--- start of Dataset content ---
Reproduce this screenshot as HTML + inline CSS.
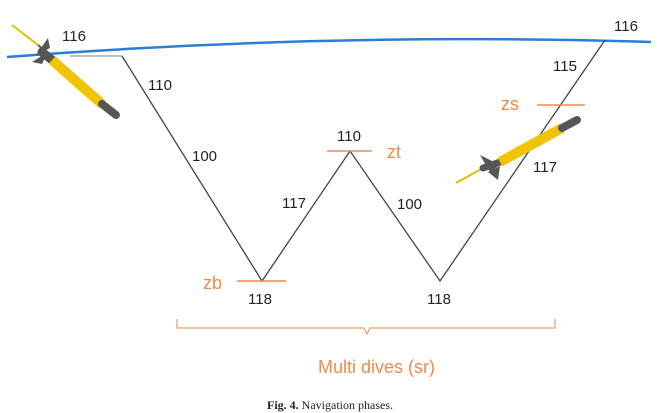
<!DOCTYPE html>
<html><head><meta charset="utf-8"><style>
body{margin:0;background:#fff;}
svg{display:block;}
text{font-family:"Liberation Sans",sans-serif;}
</style></head><body>
<svg width="657" height="413" viewBox="0 0 657 413">
<path d="M7 57 Q330 32 651 42" fill="none" stroke="#2a7fd4" stroke-width="2.5"/>
<polyline points="122,56 262,281 350,151 440,281 605,40" fill="none" stroke="#444" stroke-width="1.3"/>
<line x1="70" y1="56" x2="122" y2="56" stroke="#999" stroke-width="1.3"/>
<g stroke="#f08a4b" stroke-width="1.5">
<line x1="237" y1="281" x2="286" y2="281"/>
<line x1="327" y1="151" x2="372" y2="151"/>
<line x1="537" y1="105" x2="585" y2="105"/>
</g>
<g>
<line x1="12" y1="25" x2="38" y2="45" stroke="#e0c000" stroke-width="2"/>
<line x1="38" y1="45" x2="46" y2="52" stroke="#555" stroke-width="2"/>
<path d="M36 55 L48 38 L50 48 Z" fill="#555"/>
<path d="M32 62 L48 52 L42 64 Z" fill="#555"/>
<line x1="42" y1="52" x2="52" y2="60" stroke="#555" stroke-width="9" stroke-linecap="round"/>
<line x1="52" y1="60" x2="102" y2="104" stroke="#f2c300" stroke-width="10" stroke-linecap="butt"/>
<line x1="102" y1="104" x2="116" y2="115" stroke="#555" stroke-width="8" stroke-linecap="round"/>
</g>
<g>
<line x1="456" y1="183" x2="483" y2="168" stroke="#e0c000" stroke-width="2"/>
<path d="M480 155 L500 165 L490 172 Z" fill="#555"/>
<path d="M498 180 L500 166 L488 172 Z" fill="#555"/>
<line x1="483" y1="168" x2="500" y2="162" stroke="#555" stroke-width="7" stroke-linecap="round"/>
<line x1="500" y1="162" x2="562" y2="128" stroke="#f2c300" stroke-width="10"/>
<line x1="562" y1="128" x2="577" y2="120" stroke="#555" stroke-width="8" stroke-linecap="round"/>
</g>
<g font-size="15" fill="#222">
<text x="62" y="41">116</text>
<text x="148" y="90">110</text>
<text x="192" y="161">100</text>
<text x="282" y="208">117</text>
<text x="248" y="304">118</text>
<text x="337" y="141">110</text>
<text x="397" y="209">100</text>
<text x="427" y="304">118</text>
<text x="533" y="172">117</text>
<text x="553" y="71">115</text>
<text x="614" y="31">116</text>
</g>
<g font-size="18" fill="#f08a4b">
<text x="203" y="289">zb</text>
<text x="387" y="158">zt</text>
<text x="501" y="110">zs</text>
</g>
<path d="M177 319 L177 328 L364 328 L367 334 L370 328 L555 328 L555 319" fill="none" stroke="#f0a070" stroke-width="1.3"/>
<text x="318" y="373" font-size="18" fill="#f08a4b">Multi dives (sr)</text>
<text x="330" y="409" font-size="12" text-anchor="middle" fill="#222" style="font-family:'Liberation Serif',serif"><tspan font-weight="bold">Fig. 4.</tspan>  Navigation phases.</text>
</svg>
</body></html>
--- end of Dataset content ---
> **What you should do**: From start to finish, output the listing exactly, but omit its pictures.

> **Task response**:
Reproduce this screenshot as HTML + inline CSS.
<!DOCTYPE html>
<html><head><meta charset="utf-8"><style>
body{margin:0;background:#fff;}
svg{display:block;}
text{font-family:"Liberation Sans",sans-serif;}
</style></head><body>
<svg width="657" height="413" viewBox="0 0 657 413">
<path d="M7 57 Q330 32 651 42" fill="none" stroke="#2a7fd4" stroke-width="2.5"/>
<polyline points="122,56 262,281 350,151 440,281 605,40" fill="none" stroke="#444" stroke-width="1.3"/>
<line x1="70" y1="56" x2="122" y2="56" stroke="#999" stroke-width="1.3"/>
<g stroke="#f08a4b" stroke-width="1.5">
<line x1="237" y1="281" x2="286" y2="281"/>
<line x1="327" y1="151" x2="372" y2="151"/>
<line x1="537" y1="105" x2="585" y2="105"/>
</g>
<g>
<line x1="12" y1="25" x2="38" y2="45" stroke="#e0c000" stroke-width="2"/>
<line x1="38" y1="45" x2="46" y2="52" stroke="#555" stroke-width="2"/>
<path d="M36 55 L48 38 L50 48 Z" fill="#555"/>
<path d="M32 62 L48 52 L42 64 Z" fill="#555"/>
<line x1="42" y1="52" x2="52" y2="60" stroke="#555" stroke-width="9" stroke-linecap="round"/>
<line x1="52" y1="60" x2="102" y2="104" stroke="#f2c300" stroke-width="10" stroke-linecap="butt"/>
<line x1="102" y1="104" x2="116" y2="115" stroke="#555" stroke-width="8" stroke-linecap="round"/>
</g>
<g>
<line x1="456" y1="183" x2="483" y2="168" stroke="#e0c000" stroke-width="2"/>
<path d="M480 155 L500 165 L490 172 Z" fill="#555"/>
<path d="M498 180 L500 166 L488 172 Z" fill="#555"/>
<line x1="483" y1="168" x2="500" y2="162" stroke="#555" stroke-width="7" stroke-linecap="round"/>
<line x1="500" y1="162" x2="562" y2="128" stroke="#f2c300" stroke-width="10"/>
<line x1="562" y1="128" x2="577" y2="120" stroke="#555" stroke-width="8" stroke-linecap="round"/>
</g>
<g font-size="15" fill="#222">
<text x="62" y="41">116</text>
<text x="148" y="90">110</text>
<text x="192" y="161">100</text>
<text x="282" y="208">117</text>
<text x="248" y="304">118</text>
<text x="337" y="141">110</text>
<text x="397" y="209">100</text>
<text x="427" y="304">118</text>
<text x="533" y="172">117</text>
<text x="553" y="71">115</text>
<text x="614" y="31">116</text>
</g>
<g font-size="18" fill="#f08a4b">
<text x="203" y="289">zb</text>
<text x="387" y="158">zt</text>
<text x="501" y="110">zs</text>
</g>
<path d="M177 319 L177 328 L364 328 L367 334 L370 328 L555 328 L555 319" fill="none" stroke="#f0a070" stroke-width="1.3"/>
<text x="318" y="373" font-size="18" fill="#f08a4b">Multi dives (sr)</text>
<text x="330" y="409" font-size="12" text-anchor="middle" fill="#222" style="font-family:'Liberation Serif',serif"><tspan font-weight="bold">Fig. 4.</tspan>  Navigation phases.</text>
</svg>
</body></html>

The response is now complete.